The biggest thing in sight and the first thing most people probably saw when they walked into the arena where Kamala Harris held a recent rally in Greensboroph646, N.C., was the word “FREEDOM” on a giant blue banner with block letters in white and giant stars and flags on either side.
Before 17,000 people so loud at times you couldn’t hear her say she was glad to be in Greensboro, Ms. Harris talked about “the awesome responsibility that comes with the greatest privilege on Earth: the privilege and pride of being an American,” which led right into the crowd chanting “U.S.A.”
This is what Ms. Harris asks crowds to chant at the end of her rally speeches, in good humor, almost like she too can’t believe this year’s turn of events. At each of these phrases, the crowd calls back “yes”: “Do we believe in freedom? Do we believe in opportunity? Do we believe in the promise of America?”
Patriotic Americana has been Ms. Harris’s theme since she became the Democratic presidential nominee, from the flags waving at the convention to calling her running mate, Tim Walz, “coach.” There’s so much enthusiasm out there for Ms. Harris right now, and the place she’s chosen to direct it is in a patriotic swell that contains a harder message combining liberal ideas and a kind of conservatism that’s about preserving the American idea of the recent past.
In political patriotism there is sometimes an impulse to talk about America as the only place in the world that could have produced the candidate standing before you, where the candidate becomes a symbol of something greater. That can endear or repel listeners, depending on their disposition. Who knows whether these appeals ultimately work with voters, but that’s not the way this has really been with Ms. Harris. Virtually nothing about the freedom message has to do with her; it’s more like “freedom” is the collective condition and experience of the country, to be repaired or damaged, and the cheerful patriotic packaging an extension of her own often upbeat personality.

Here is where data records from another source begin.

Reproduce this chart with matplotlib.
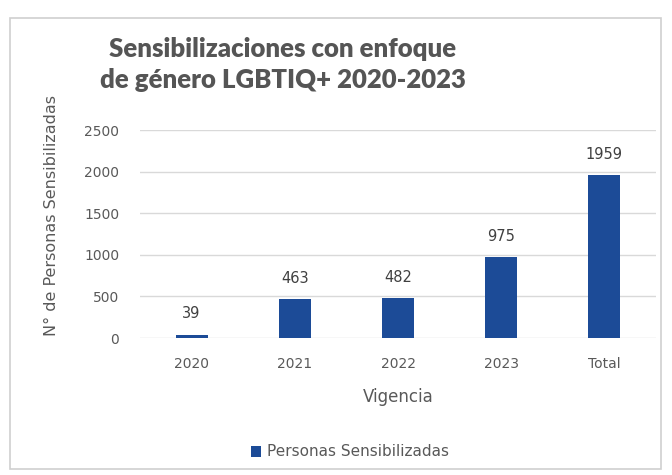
import matplotlib.pyplot as plt
from matplotlib.patches import Rectangle

# data
categorias = ['2020', '2021', '2022', '2023', 'Total']
personas = [39, 463, 482, 975, 1959]
serie = 'Personas Sensibilizadas'

W, H = 672, 475
fig = plt.figure(figsize=(W / 100, H / 100), dpi=100)
fig.patch.set_facecolor('white')

# light frame around the chart area
fig.patches.append(Rectangle((10 / W, 6 / H), 651 / W, 451 / H, transform=fig.transFigure,
                             fill=False, edgecolor='#cfcfcf', linewidth=1.2))

ax = fig.add_axes([140 / W, 1 - 338 / H, 516 / W, (338 - 130) / H])
bars = ax.bar(categorias, personas, width=0.31, color='#1C4B97', label=serie, zorder=3)

ax.set_ylim(0, 2500)
ax.set_yticks(range(0, 2501, 500))
ax.set_xlim(-0.5, len(categorias) - 0.5)
ax.grid(axis='y', color='#d9d9d9', linewidth=1, zorder=0)
for s in ax.spines.values():
    s.set_visible(False)
ax.tick_params(length=0, labelsize=10, labelcolor='#595959')
ax.tick_params(axis='y', pad=15)
ax.tick_params(axis='x', pad=14)

for b, v in zip(bars, personas):
    ax.annotate(str(v), (b.get_x() + b.get_width() / 2, v), xytext=(0, 15),
                textcoords='offset points', ha='center', va='center',
                fontsize=10.5, color='#404040')

ax.set_xlabel('Vigencia', fontsize=12, color='#595959')
ax.xaxis.label.set_va('center')
ax.xaxis.set_label_coords(0.5, (338 - 397) / 208)
ax.set_ylabel('N° de Personas Sensibilizadas', fontsize=11.5, color='#595959')
ax.yaxis.label.set_va('center')
ax.yaxis.set_label_coords((52 - 140) / 516, (338 - 215) / 208)

fig.text(283 / W, 1 - 49 / H, 'Sensibilizaciones con enfoque', ha='center', va='center',
         fontsize=18.5, fontweight='heavy', color='#555555', family='Lato')
fig.text(283 / W, 1 - 80 / H, 'de género LGBTIQ+ 2020-2023', ha='center', va='center',
         fontsize=18.5, fontweight='heavy', color='#555555', family='Lato')

fig.legend(loc='center', bbox_to_anchor=(350 / W, 1 - 452 / H), frameon=False, fontsize=11,
           labelcolor='#595959', handlelength=0.7, handleheight=0.7, handletextpad=0.4)

fig.savefig('out.png', dpi=100)
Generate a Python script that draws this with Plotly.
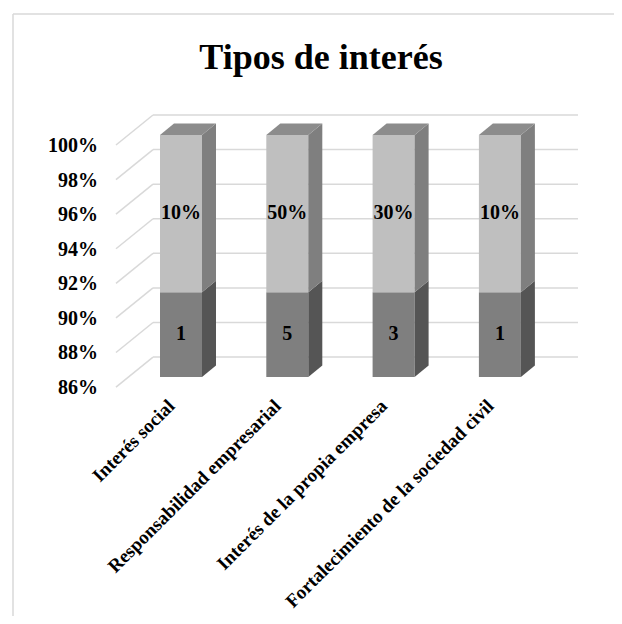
import plotly.graph_objects as go

# ---------------- data ----------------
categories = ["Interés social", "Responsabilidad empresarial",
              "Interés de la propia empresa", "Fortalecimiento de la sociedad civil"]
counts = [1, 5, 3, 1]
shares = [0.10, 0.50, 0.30, 0.10]
y_ticks = [86, 88, 90, 92, 94, 96, 98, 100]
y_tick_text = ["86%", "88%", "90%", "92%", "94%", "96%", "98%", "100%"]
title_text = "Tipos de interés"

# ---------------- geometry (screen pixels -> figure pixels -> axis units) ----------------
OFF = 8                                  # page body margin of the html page
W, H = 622 - 2 * OFF, 624 - 2 * OFF      # keep the page from overflowing
L, R, T, B = 106 - OFF, 600 - OFF, 95 - OFF, 390 - OFF   # plot area
X0_PX, DX_PX = 181.0 - OFF, 106.3        # first bar centre, bar spacing
Y100_PX, PX_PER_PCT = 135.0 - OFF, 17.29 # pixel of 100 % on bar front, scale

def ux(px):
    return px / DX_PX

def uy(px):
    return px / PX_PER_PCT

x_range = [(L - X0_PX) / DX_PX, (R - X0_PX) / DX_PX]
y_range = [100 - (B - Y100_PX) / PX_PER_PCT, 100 + (Y100_PX - T) / PX_PER_PCT]
ymin = y_ticks[0]

bar_w = ux(42)
bar_dx, bar_dy = ux(14), uy(11.5)        # bar depth
front_dy = uy(-10)                       # floor front relative to bar front
back_dy = uy(20)                         # back wall relative to bar front
wall_front_x = ux(116 - 181)
wall_back_x = ux(153 - 181)
grid_right_x = ux(578 - 181)

# ---------------- derived values ----------------
totals = [c + s for c, s in zip(counts, shares)]
pct_count = [c / t * 100 for c, t in zip(counts, totals)]
pct_share = [s / t * 100 for s, t in zip(shares, totals)]
xs = list(range(len(categories)))

FONT = "Liberation Serif"
c_top_front, c_top_side, c_top_face = "#bfbfbf", "#7f7f7f", "#8c8c8c"
c_bot_front, c_bot_side = "#7f7f7f", "#555555"
grid_col = "#d9d9d9"

fig = go.Figure()

# front faces
fig.add_trace(go.Bar(x=xs, y=[p - ymin for p in pct_count], base=[ymin] * len(xs),
                     width=bar_w, marker=dict(color=c_bot_front, line=dict(width=0)),
                     hoverinfo="skip", showlegend=False))
fig.add_trace(go.Bar(x=xs, y=pct_share, base=pct_count,
                     width=bar_w, marker=dict(color=c_top_front, line=dict(width=0)),
                     hoverinfo="skip", showlegend=False))

# side & top faces (computed from the same data)
for i, x in enumerate(xs):
    xr = x + bar_w / 2
    xl = x - bar_w / 2
    segs = [(ymin, pct_count[i], c_bot_side), (pct_count[i], pct_count[i] + pct_share[i], c_top_side)]
    for y0, y1, col in segs:
        fig.add_trace(go.Scatter(
            x=[xr, xr + bar_dx, xr + bar_dx, xr, xr],
            y=[y0, y0 + bar_dy, y1 + bar_dy, y1, y0],
            mode="lines", fill="toself", fillcolor=col, line=dict(width=0, color=col),
            hoverinfo="skip", showlegend=False))
    top = pct_count[i] + pct_share[i]
    fig.add_trace(go.Scatter(
        x=[xl, xl + bar_dx, xr + bar_dx, xr, xl],
        y=[top, top + bar_dy, top + bar_dy, top, top],
        mode="lines", fill="toself", fillcolor=c_top_face, line=dict(width=0, color=c_top_face),
        hoverinfo="skip", showlegend=False))

# data labels
fig.add_trace(go.Scatter(
    x=xs, y=[(ymin + p) / 2 for p in pct_count], mode="text",
    text=[str(c) for c in counts],
    textfont=dict(family=FONT, size=20, color="black", weight="bold"),
    cliponaxis=False, hoverinfo="skip", showlegend=False))
fig.add_trace(go.Scatter(
    x=xs, y=[pc + ps / 2 for pc, ps in zip(pct_count, pct_share)], mode="text",
    text=[f"{s:.0%}" for s in shares],
    textfont=dict(family=FONT, size=20, color="black", weight="bold"),
    cliponaxis=False, hoverinfo="skip", showlegend=False))

# back-wall gridlines and left-wall diagonals (behind bars)
shapes = []
for v in y_ticks:
    shapes.append(dict(type="line", xref="x", yref="y", layer="below",
                       x0=wall_back_x, x1=grid_right_x, y0=v + back_dy, y1=v + back_dy,
                       line=dict(color=grid_col, width=1.5)))
    shapes.append(dict(type="line", xref="x", yref="y", layer="below",
                       x0=wall_front_x, x1=wall_back_x, y0=v + front_dy, y1=v + back_dy,
                       line=dict(color=grid_col, width=1.5)))
# chart frame (only the left and top edges are inside the picture)
pw, ph = R - L, B - T
fx0 = (13 - OFF - L) / pw
fy1 = (B - (14 - OFF)) / ph
shapes.append(dict(type="line", xref="paper", yref="paper",
                   x0=fx0, x1=(W + 20 - L) / pw, y0=fy1, y1=fy1,
                   line=dict(color="#d9d9d9", width=1.5)))
shapes.append(dict(type="line", xref="paper", yref="paper",
                   x0=fx0, x1=fx0, y0=fy1, y1=(B - H - 20) / ph,
                   line=dict(color="#d9d9d9", width=1.5)))

fig.update_layout(
    width=W, height=H,
    margin=dict(l=L, r=W - R, t=T, b=H - B, pad=0, autoexpand=False),
    plot_bgcolor="white", paper_bgcolor="white",
    barmode="overlay",
    shapes=shapes,
    title=dict(text=title_text, x=(321 - OFF) / W, xref="container", xanchor="center",
               y=1 - (56 - OFF) / H, yref="container", yanchor="middle",
               font=dict(family=FONT, size=36, color="black", weight="bold")),
    xaxis=dict(range=x_range, tickmode="array", tickvals=xs, ticktext=categories,
               tickangle=-45, showgrid=False, zeroline=False, showline=False, ticks="",
               automargin=False, ticklabelshift=-12, ticklabelstandoff=0,
               tickfont=dict(family=FONT, size=19, color="black", weight="bold")),
    yaxis=dict(range=y_range, tickmode="array",
               tickvals=[v + front_dy for v in y_ticks], ticktext=y_tick_text,
               showgrid=False, zeroline=False, showline=False, ticks="",
               automargin=False, ticklabelstandoff=7,
               tickfont=dict(family=FONT, size=20, color="black", weight="bold")),
)

fig.write_html("out.html")
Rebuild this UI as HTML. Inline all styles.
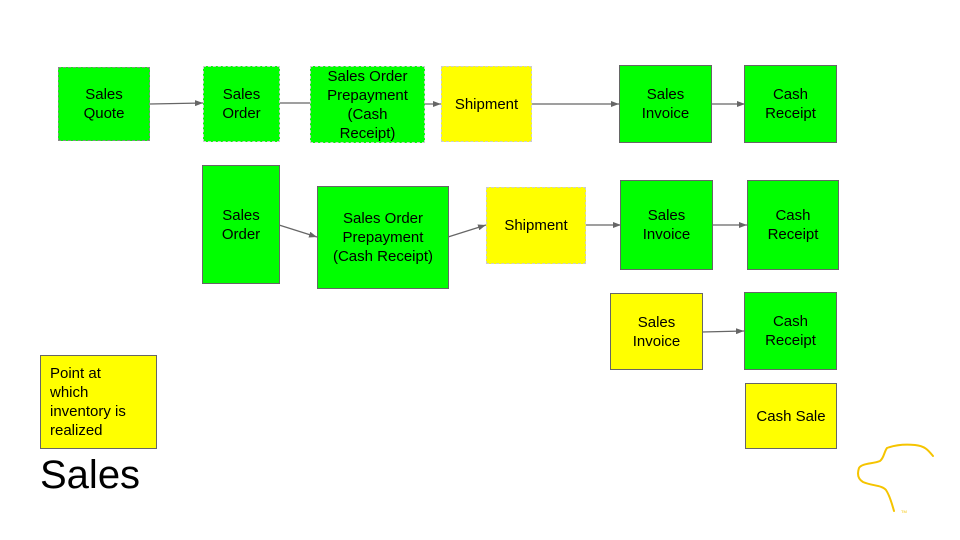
<!DOCTYPE html>
<html><head><meta charset="utf-8"><style>
body{margin:0;width:960px;height:540px;background:#fff;position:relative;overflow:hidden;font-family:"Liberation Sans",sans-serif}
.b{position:absolute;box-sizing:border-box;display:flex;align-items:center;justify-content:center;text-align:center;font-size:15px;line-height:19px;color:#000}
.g{background:#00ff00}.y{background:#ffff00}
.s{border:1px solid #666}.d{border:1px dashed #888}.dl{border:1px dashed #ccc}
svg{position:absolute;left:0;top:0}
</style></head><body>
<svg width="960" height="540"><defs><marker id="a" markerWidth="8" markerHeight="6" refX="8" refY="3" orient="auto" markerUnits="userSpaceOnUse"><path d="M0,0L8,3L0,6z" fill="#666"/></marker></defs>
<g stroke="#666" stroke-width="1.2" fill="none">
<line x1="150" y1="104" x2="203" y2="103" marker-end="url(#a)"/>
<line x1="280" y1="103" x2="310" y2="103"/>
<line x1="425" y1="104" x2="441" y2="104" marker-end="url(#a)"/>
<line x1="532" y1="104" x2="619" y2="104" marker-end="url(#a)"/>
<line x1="711" y1="104" x2="745" y2="104" marker-end="url(#a)"/>
<line x1="279" y1="225" x2="317" y2="237" marker-end="url(#a)"/>
<line x1="448" y1="237" x2="486" y2="225" marker-end="url(#a)"/>
<line x1="585" y1="225" x2="621" y2="225" marker-end="url(#a)"/>
<line x1="712" y1="225" x2="747" y2="225" marker-end="url(#a)"/>
<line x1="702" y1="332" x2="744" y2="331" marker-end="url(#a)"/>
</g>
<path d="M933,456 C928,450 925,446 915,445 C905,444 895,445 887,448 C884,452 884,458 880,461 C873,464 862,463 859,468 C857,474 858,479 863,482 C872,486 882,485 886,490 C890,496 892,504 894,511" stroke="#f5c400" stroke-width="2" fill="none" stroke-linecap="round"/>
<text x="901" y="513" font-size="4" fill="#f5c400" font-family="Liberation Sans">TM</text>
</svg>
<div class="b g d" style="left:58px;top:67px;width:92px;height:74px">Sales<br>Quote</div>
<div class="b g dl" style="left:203px;top:66px;width:77px;height:76px">Sales<br>Order</div>
<div class="b g dl" style="left:310px;top:66px;width:115px;height:77px">Sales Order<br>Prepayment<br>(Cash<br>Receipt)</div>
<div class="b y dl" style="left:441px;top:66px;width:91px;height:76px">Shipment</div>
<div class="b g s" style="left:619px;top:65px;width:93px;height:78px">Sales<br>Invoice</div>
<div class="b g s" style="left:744px;top:65px;width:93px;height:78px">Cash<br>Receipt</div>
<div class="b g s" style="left:202px;top:165px;width:78px;height:119px">Sales<br>Order</div>
<div class="b g s" style="left:317px;top:186px;width:132px;height:103px">Sales Order<br>Prepayment<br>(Cash Receipt)</div>
<div class="b y dl" style="left:486px;top:187px;width:100px;height:77px">Shipment</div>
<div class="b g s" style="left:620px;top:180px;width:93px;height:90px">Sales<br>Invoice</div>
<div class="b g s" style="left:747px;top:180px;width:92px;height:90px">Cash<br>Receipt</div>
<div class="b y s" style="left:610px;top:293px;width:93px;height:77px">Sales<br>Invoice</div>
<div class="b g s" style="left:744px;top:292px;width:93px;height:78px">Cash<br>Receipt</div>
<div class="b y s" style="left:745px;top:383px;width:92px;height:66px">Cash Sale</div>
<div class="b y s" style="left:40px;top:355px;width:117px;height:94px;justify-content:flex-start;text-align:left;padding-left:9px">Point at<br>which<br>inventory is<br>realized</div>
<div style="position:absolute;left:40px;top:452px;font-size:40px;line-height:46px">Sales</div>
</body></html>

In Greensboro, between her arrival on and exit from the stage (to Beyoncé’s “Freedom”), the “freedom” message could sound darker. The riff ultimately touched on a mix of rights (like voting and L.G.B.T.Q.) and standard-of-living issues (like gun violence and clean air) as well as, centrally, abortion. “Ours is a fight for freedom, like the fundamental freedom of a woman to be able to make decisions about her own body and not have her government tell her what to do,” she said to a particularly explosive crowd response.